Material shown:

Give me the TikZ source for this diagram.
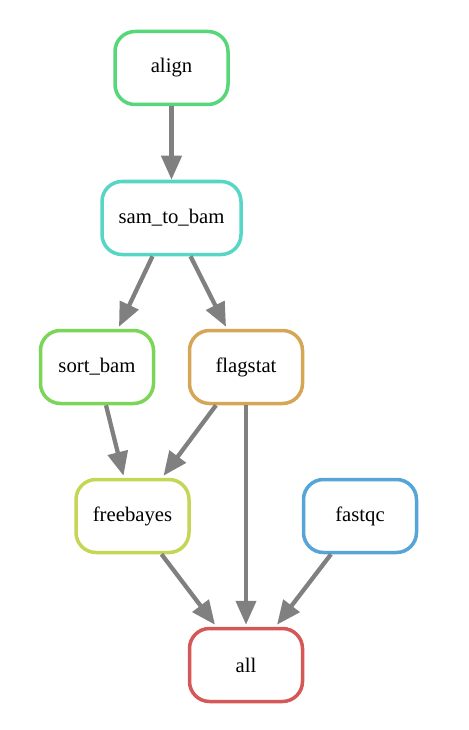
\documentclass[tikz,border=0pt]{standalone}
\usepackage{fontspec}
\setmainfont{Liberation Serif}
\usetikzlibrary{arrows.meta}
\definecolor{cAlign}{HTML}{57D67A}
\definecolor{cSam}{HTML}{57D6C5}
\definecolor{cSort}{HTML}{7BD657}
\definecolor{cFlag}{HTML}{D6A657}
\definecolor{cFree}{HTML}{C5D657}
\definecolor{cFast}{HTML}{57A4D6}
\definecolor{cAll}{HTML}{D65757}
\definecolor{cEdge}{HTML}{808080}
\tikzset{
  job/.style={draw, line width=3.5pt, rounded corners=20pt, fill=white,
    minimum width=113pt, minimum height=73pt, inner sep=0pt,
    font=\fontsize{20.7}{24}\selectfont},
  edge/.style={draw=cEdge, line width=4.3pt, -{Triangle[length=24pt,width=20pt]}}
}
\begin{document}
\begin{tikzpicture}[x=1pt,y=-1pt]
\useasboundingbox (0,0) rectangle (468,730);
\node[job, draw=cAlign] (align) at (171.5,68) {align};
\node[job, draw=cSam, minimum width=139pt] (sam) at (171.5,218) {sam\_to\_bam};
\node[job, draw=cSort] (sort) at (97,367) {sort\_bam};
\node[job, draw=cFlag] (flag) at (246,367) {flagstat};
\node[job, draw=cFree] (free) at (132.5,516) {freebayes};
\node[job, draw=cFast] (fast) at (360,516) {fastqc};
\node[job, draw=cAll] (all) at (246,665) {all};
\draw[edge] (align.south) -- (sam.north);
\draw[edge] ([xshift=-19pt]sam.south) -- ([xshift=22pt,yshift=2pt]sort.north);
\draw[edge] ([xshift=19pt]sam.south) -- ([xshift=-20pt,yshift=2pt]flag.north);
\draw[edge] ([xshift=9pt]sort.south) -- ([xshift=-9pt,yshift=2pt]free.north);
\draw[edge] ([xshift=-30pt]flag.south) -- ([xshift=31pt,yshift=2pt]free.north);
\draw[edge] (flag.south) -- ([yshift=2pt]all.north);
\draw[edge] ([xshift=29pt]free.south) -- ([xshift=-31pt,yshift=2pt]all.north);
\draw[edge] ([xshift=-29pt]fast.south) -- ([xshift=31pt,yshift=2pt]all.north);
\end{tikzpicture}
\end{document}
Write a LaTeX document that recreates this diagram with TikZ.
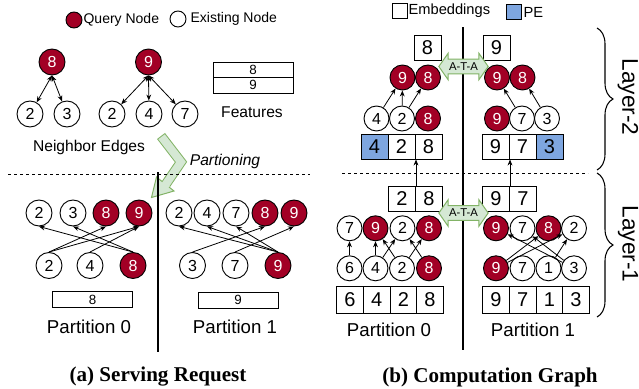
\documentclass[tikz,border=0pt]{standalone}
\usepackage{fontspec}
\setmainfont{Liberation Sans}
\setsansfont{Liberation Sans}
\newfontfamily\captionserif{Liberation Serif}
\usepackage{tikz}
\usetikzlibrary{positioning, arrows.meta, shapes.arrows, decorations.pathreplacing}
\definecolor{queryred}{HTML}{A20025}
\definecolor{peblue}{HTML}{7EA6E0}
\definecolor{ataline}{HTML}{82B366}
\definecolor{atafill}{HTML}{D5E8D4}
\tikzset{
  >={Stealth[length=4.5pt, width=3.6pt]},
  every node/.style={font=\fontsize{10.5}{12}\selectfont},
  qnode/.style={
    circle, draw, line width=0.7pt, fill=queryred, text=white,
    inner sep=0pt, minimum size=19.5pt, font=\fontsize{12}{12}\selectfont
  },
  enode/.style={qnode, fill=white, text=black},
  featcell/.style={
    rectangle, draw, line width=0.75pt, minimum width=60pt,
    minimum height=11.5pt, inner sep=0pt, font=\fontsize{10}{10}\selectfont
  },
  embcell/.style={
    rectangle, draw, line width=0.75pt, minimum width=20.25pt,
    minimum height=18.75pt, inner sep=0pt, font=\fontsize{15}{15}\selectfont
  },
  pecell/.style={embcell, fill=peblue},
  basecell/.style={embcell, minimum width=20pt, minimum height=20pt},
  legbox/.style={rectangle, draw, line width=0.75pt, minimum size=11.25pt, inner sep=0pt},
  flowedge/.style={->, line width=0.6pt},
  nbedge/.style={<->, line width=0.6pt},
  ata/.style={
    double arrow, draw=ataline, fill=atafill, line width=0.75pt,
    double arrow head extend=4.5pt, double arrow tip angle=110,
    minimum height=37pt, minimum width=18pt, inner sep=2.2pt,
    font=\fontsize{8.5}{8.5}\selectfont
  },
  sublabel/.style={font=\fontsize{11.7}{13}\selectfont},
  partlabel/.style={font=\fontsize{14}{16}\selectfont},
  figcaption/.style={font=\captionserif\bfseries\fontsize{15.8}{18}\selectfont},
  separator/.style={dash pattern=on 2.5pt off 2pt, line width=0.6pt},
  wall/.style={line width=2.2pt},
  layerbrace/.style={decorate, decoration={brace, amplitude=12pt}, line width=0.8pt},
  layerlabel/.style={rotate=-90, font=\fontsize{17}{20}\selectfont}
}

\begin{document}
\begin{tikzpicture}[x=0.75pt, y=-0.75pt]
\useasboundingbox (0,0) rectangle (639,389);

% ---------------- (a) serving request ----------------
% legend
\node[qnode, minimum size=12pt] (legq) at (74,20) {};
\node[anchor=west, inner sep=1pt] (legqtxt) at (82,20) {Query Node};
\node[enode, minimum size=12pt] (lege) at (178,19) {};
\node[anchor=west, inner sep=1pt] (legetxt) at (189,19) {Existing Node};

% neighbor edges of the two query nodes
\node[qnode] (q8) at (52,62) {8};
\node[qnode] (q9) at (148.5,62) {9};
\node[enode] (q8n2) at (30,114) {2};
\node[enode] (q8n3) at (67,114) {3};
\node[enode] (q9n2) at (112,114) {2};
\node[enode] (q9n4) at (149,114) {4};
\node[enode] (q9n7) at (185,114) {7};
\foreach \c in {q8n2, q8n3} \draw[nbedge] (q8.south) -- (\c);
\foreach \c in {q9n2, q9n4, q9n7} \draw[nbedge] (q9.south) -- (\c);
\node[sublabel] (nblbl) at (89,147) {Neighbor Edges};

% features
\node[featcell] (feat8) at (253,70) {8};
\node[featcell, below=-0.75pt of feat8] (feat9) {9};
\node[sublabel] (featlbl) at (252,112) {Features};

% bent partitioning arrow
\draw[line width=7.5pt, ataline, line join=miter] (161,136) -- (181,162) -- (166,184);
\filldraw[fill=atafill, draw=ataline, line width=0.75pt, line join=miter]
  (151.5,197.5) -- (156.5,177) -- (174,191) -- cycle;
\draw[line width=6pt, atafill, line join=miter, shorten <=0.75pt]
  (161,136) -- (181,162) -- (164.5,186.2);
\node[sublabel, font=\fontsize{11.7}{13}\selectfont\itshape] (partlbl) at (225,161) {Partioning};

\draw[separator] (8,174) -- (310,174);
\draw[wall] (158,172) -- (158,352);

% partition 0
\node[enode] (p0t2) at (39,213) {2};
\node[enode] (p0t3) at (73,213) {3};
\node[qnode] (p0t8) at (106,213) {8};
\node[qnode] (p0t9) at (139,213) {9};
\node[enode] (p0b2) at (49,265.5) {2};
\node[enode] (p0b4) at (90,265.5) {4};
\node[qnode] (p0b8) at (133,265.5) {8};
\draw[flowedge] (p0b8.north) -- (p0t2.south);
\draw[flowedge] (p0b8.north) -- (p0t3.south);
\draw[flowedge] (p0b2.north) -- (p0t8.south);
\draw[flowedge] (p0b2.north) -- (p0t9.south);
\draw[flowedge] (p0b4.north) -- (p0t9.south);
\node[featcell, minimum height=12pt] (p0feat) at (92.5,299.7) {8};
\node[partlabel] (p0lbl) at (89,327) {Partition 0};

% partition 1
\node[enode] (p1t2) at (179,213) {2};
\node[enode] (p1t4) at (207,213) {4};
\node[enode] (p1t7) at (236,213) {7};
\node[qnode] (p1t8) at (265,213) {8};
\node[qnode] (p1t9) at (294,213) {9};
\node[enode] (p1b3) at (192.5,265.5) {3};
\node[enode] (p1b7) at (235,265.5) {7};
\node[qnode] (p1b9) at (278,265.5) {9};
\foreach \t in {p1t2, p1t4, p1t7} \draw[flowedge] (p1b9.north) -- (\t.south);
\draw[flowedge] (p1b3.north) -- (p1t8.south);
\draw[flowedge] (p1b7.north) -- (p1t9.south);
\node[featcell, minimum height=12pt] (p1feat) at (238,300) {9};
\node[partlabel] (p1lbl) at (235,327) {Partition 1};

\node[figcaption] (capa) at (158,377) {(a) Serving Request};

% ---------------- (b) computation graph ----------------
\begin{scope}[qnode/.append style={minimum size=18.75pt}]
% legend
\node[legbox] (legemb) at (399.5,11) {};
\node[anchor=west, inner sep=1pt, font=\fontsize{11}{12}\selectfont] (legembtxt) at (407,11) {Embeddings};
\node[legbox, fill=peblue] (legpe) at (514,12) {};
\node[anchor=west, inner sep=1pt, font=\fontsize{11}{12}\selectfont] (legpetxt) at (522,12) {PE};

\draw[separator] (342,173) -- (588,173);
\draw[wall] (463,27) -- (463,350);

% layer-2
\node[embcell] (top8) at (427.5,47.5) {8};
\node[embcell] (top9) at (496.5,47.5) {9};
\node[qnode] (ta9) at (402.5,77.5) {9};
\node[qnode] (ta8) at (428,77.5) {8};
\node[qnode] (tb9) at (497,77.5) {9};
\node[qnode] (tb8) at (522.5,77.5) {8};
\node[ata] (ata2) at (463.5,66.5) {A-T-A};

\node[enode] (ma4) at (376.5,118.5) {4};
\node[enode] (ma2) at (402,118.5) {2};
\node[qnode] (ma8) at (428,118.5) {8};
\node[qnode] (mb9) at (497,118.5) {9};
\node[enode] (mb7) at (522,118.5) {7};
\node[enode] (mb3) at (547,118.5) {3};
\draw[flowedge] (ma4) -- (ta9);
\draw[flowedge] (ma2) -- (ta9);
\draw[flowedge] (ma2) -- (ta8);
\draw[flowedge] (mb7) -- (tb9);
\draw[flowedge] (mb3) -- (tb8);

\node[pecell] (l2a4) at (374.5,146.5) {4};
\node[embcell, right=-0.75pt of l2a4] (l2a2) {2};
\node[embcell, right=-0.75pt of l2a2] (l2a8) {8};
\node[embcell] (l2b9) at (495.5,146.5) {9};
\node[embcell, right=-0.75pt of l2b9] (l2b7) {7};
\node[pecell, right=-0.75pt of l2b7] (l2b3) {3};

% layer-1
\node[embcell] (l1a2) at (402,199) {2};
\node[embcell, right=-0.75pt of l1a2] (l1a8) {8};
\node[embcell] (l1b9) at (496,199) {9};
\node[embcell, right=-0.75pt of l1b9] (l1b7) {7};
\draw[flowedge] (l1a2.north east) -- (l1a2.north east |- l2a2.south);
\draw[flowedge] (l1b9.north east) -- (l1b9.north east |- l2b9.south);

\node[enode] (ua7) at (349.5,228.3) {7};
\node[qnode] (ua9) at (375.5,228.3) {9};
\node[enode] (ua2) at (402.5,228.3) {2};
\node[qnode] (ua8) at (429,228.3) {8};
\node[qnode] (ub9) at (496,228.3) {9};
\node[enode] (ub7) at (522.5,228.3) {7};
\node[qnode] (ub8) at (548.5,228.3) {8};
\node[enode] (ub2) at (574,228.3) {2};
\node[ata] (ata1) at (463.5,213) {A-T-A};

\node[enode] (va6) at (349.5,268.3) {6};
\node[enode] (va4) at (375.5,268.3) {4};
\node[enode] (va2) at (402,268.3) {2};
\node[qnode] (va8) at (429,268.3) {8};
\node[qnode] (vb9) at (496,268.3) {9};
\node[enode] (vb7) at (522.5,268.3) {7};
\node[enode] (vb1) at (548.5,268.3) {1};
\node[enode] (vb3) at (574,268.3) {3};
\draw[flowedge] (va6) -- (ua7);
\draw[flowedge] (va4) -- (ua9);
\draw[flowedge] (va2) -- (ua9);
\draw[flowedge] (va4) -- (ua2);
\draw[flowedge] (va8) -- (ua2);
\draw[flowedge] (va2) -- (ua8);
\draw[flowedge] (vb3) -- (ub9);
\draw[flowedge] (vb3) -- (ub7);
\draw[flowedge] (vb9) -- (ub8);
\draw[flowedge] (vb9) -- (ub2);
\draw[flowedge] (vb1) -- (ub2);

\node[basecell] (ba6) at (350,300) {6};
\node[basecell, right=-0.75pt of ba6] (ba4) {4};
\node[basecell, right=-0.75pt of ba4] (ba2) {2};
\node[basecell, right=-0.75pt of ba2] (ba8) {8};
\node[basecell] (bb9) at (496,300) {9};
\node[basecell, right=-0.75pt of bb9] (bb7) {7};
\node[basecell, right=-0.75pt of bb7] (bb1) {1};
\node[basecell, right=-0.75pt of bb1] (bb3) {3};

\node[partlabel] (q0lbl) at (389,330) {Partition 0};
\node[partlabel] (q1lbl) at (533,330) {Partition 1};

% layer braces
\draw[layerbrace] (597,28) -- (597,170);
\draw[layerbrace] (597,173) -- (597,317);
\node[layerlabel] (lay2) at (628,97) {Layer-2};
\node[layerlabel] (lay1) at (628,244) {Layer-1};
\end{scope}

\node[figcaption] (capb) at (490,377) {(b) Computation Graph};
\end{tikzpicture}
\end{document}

Written request:
Scan the lines for the string "diagram". Copy out each line that matches.

Exercise answer:
Give me the TikZ source for this diagram.
Write a LaTeX document that recreates this diagram with TikZ.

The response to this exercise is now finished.